**Task statement**. Write every line out verbatim and omit the pictures.

**Data section**.

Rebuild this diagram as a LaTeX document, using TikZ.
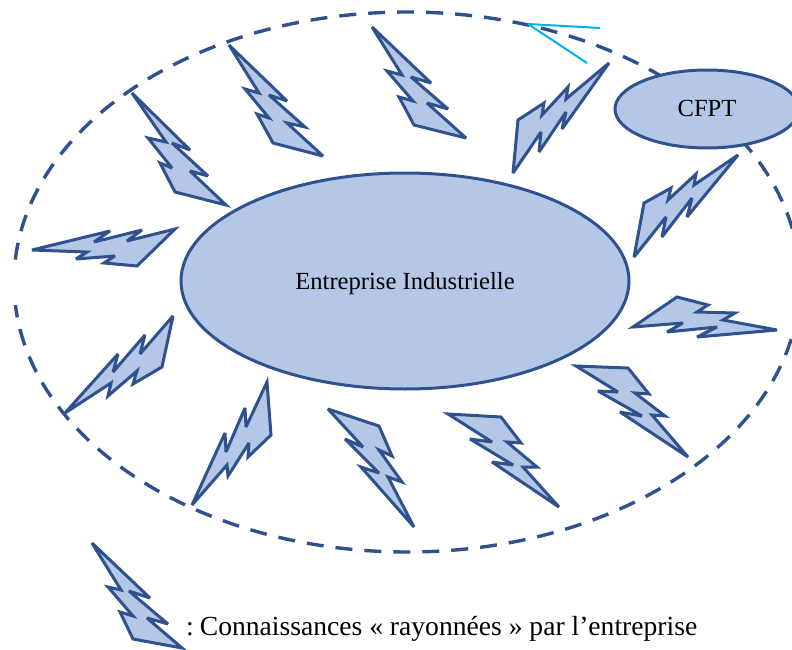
\documentclass[tikz,border=0pt]{standalone}
\usepackage{fontspec}
\setmainfont{Liberation Serif}
\definecolor{bfill}{HTML}{B4C7E7}
\definecolor{bline}{HTML}{2F528F}
\definecolor{cyanl}{HTML}{00B0F0}
\tikzset{
  bolt/.style={draw=bline,fill=bfill,line width=3pt,line join=miter,miter limit=4},
  blob/.style={ellipse,draw=bline,fill=bfill,line width=3pt,inner sep=0pt,text=black},
}
\usetikzlibrary{shapes.geometric}
\begin{document}
\begin{tikzpicture}[x=1pt,y=-1pt]
\useasboundingbox (0,0) rectangle (792,650);
\clip (0,0) rectangle (792,650);
\draw[bline,line width=3.4pt,dash pattern=on 17pt off 12pt] (407,282) ellipse [x radius=393, y radius=270];
\fill[white] (0,263) rectangle (30,305);
\draw[cyanl,line width=2pt] (528,24) -- (600,28);
\draw[cyanl,line width=2pt] (528,24) -- (587,63);
\node[blob,minimum width=448pt,minimum height=216pt] (ent) at (405,281) {\fontsize{24.6}{28}\selectfont\raisebox{-8.5pt}[0pt][0pt]{Entreprise Industrielle}};
\node[blob,minimum width=184pt,minimum height=78pt] (cfpt) at (707,109) {\fontsize{24.6}{28}\selectfont\raisebox{-8pt}[0pt][0pt]{CFPT}};
\draw[bolt] (609,63)--(566,99)--(568,87)--(542,115)--(544,103)--(518,120)--(513,173)--(541,132)--(539,152)--(566,112)--(562,129)--cycle;
\draw[bolt] (738,155)--(694,185)--(696,174)--(668,200)--(671,188)--(644,203)--(634,257)--(666,217)--(662,237)--(692,198)--(687,217)--cycle;
\draw[bolt] (132,93)--(190,150)--(172,143)--(208,176)--(190,171)--(226,205)--(175,192)--(160,163)--(172,168)--(148,138)--(166,142)--cycle;
\draw[bolt] (229,45)--(287,101)--(269,95)--(305,127)--(287,123)--(323,156)--(273,143)--(257,114)--(269,118)--(245,89)--(259,93)--cycle;
\draw[bolt] (372,27)--(431,83)--(411,77)--(448,109)--(427,103)--(466,138)--(414,125)--(399,97)--(413,101)--(387,71)--(402,75)--cycle;
\draw[bolt] (32,250)--(110,231)--(94,242)--(142,230)--(127,241)--(175,229)--(137,266)--(104,263)--(115,256)--(76,259)--(87,252)--cycle;
\draw[bolt] (173,316)--(162,367)--(133,384)--(137,371)--(108,396)--(111,383)--(65,413)--(118,354)--(113,372)--(145,335)--(140,354)--cycle;
\draw[bolt] (267,382)--(271,435)--(248,457)--(249,443)--(228,476)--(227,465)--(192,505)--(225,433)--(226,452)--(245,408)--(246,427)--cycle;
\draw[bolt] (328,409)--(379,426)--(392,456)--(379,450)--(402,482)--(388,477)--(414,527)--(361,467)--(379,473)--(345,439)--(363,447)--cycle;
\draw[bolt] (448,414)--(501,417)--(521,443)--(507,442)--(537,467)--(523,467)--(559,507)--(492,462)--(513,465)--(470,439)--(492,442)--cycle;
\draw[bolt] (576,366)--(628,368)--(649,394)--(635,393)--(665,416)--(652,415)--(688,457)--(620,412)--(642,416)--(598,391)--(618,392)--cycle;
\draw[bolt] (777,330)--(723,320)--(735,313)--(697,312)--(708,305)--(677,297)--(633,327)--(683,323)--(667,332)--(717,327)--(697,337)--cycle;
\draw[bolt] (92,543)--(150,598)--(129,591)--(168,624)--(147,618)--(182,648)--(133,639)--(120,612)--(133,616)--(108,587)--(121,590)--cycle;
\node[anchor=base west,inner sep=0pt] (legend) at (186,635) {\fontsize{27.6}{30}\selectfont :\kern 6pt Connaissances « rayonnées » par l’entreprise};
\end{tikzpicture}
\end{document}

**Solution**.
Rebuild this diagram as a LaTeX document, using TikZ.
\documentclass[tikz,border=0pt]{standalone}
\usepackage{fontspec}
\setmainfont{Liberation Serif}
\definecolor{bfill}{HTML}{B4C7E7}
\definecolor{bline}{HTML}{2F528F}
\definecolor{cyanl}{HTML}{00B0F0}
\tikzset{
  bolt/.style={draw=bline,fill=bfill,line width=3pt,line join=miter,miter limit=4},
  blob/.style={ellipse,draw=bline,fill=bfill,line width=3pt,inner sep=0pt,text=black},
}
\usetikzlibrary{shapes.geometric}
\begin{document}
\begin{tikzpicture}[x=1pt,y=-1pt]
\useasboundingbox (0,0) rectangle (792,650);
\clip (0,0) rectangle (792,650);
\draw[bline,line width=3.4pt,dash pattern=on 17pt off 12pt] (407,282) ellipse [x radius=393, y radius=270];
\fill[white] (0,263) rectangle (30,305);
\draw[cyanl,line width=2pt] (528,24) -- (600,28);
\draw[cyanl,line width=2pt] (528,24) -- (587,63);
\node[blob,minimum width=448pt,minimum height=216pt] (ent) at (405,281) {\fontsize{24.6}{28}\selectfont\raisebox{-8.5pt}[0pt][0pt]{Entreprise Industrielle}};
\node[blob,minimum width=184pt,minimum height=78pt] (cfpt) at (707,109) {\fontsize{24.6}{28}\selectfont\raisebox{-8pt}[0pt][0pt]{CFPT}};
\draw[bolt] (609,63)--(566,99)--(568,87)--(542,115)--(544,103)--(518,120)--(513,173)--(541,132)--(539,152)--(566,112)--(562,129)--cycle;
\draw[bolt] (738,155)--(694,185)--(696,174)--(668,200)--(671,188)--(644,203)--(634,257)--(666,217)--(662,237)--(692,198)--(687,217)--cycle;
\draw[bolt] (132,93)--(190,150)--(172,143)--(208,176)--(190,171)--(226,205)--(175,192)--(160,163)--(172,168)--(148,138)--(166,142)--cycle;
\draw[bolt] (229,45)--(287,101)--(269,95)--(305,127)--(287,123)--(323,156)--(273,143)--(257,114)--(269,118)--(245,89)--(259,93)--cycle;
\draw[bolt] (372,27)--(431,83)--(411,77)--(448,109)--(427,103)--(466,138)--(414,125)--(399,97)--(413,101)--(387,71)--(402,75)--cycle;
\draw[bolt] (32,250)--(110,231)--(94,242)--(142,230)--(127,241)--(175,229)--(137,266)--(104,263)--(115,256)--(76,259)--(87,252)--cycle;
\draw[bolt] (173,316)--(162,367)--(133,384)--(137,371)--(108,396)--(111,383)--(65,413)--(118,354)--(113,372)--(145,335)--(140,354)--cycle;
\draw[bolt] (267,382)--(271,435)--(248,457)--(249,443)--(228,476)--(227,465)--(192,505)--(225,433)--(226,452)--(245,408)--(246,427)--cycle;
\draw[bolt] (328,409)--(379,426)--(392,456)--(379,450)--(402,482)--(388,477)--(414,527)--(361,467)--(379,473)--(345,439)--(363,447)--cycle;
\draw[bolt] (448,414)--(501,417)--(521,443)--(507,442)--(537,467)--(523,467)--(559,507)--(492,462)--(513,465)--(470,439)--(492,442)--cycle;
\draw[bolt] (576,366)--(628,368)--(649,394)--(635,393)--(665,416)--(652,415)--(688,457)--(620,412)--(642,416)--(598,391)--(618,392)--cycle;
\draw[bolt] (777,330)--(723,320)--(735,313)--(697,312)--(708,305)--(677,297)--(633,327)--(683,323)--(667,332)--(717,327)--(697,337)--cycle;
\draw[bolt] (92,543)--(150,598)--(129,591)--(168,624)--(147,618)--(182,648)--(133,639)--(120,612)--(133,616)--(108,587)--(121,590)--cycle;
\node[anchor=base west,inner sep=0pt] (legend) at (186,635) {\fontsize{27.6}{30}\selectfont :\kern 6pt Connaissances « rayonnées » par l’entreprise};
\end{tikzpicture}
\end{document}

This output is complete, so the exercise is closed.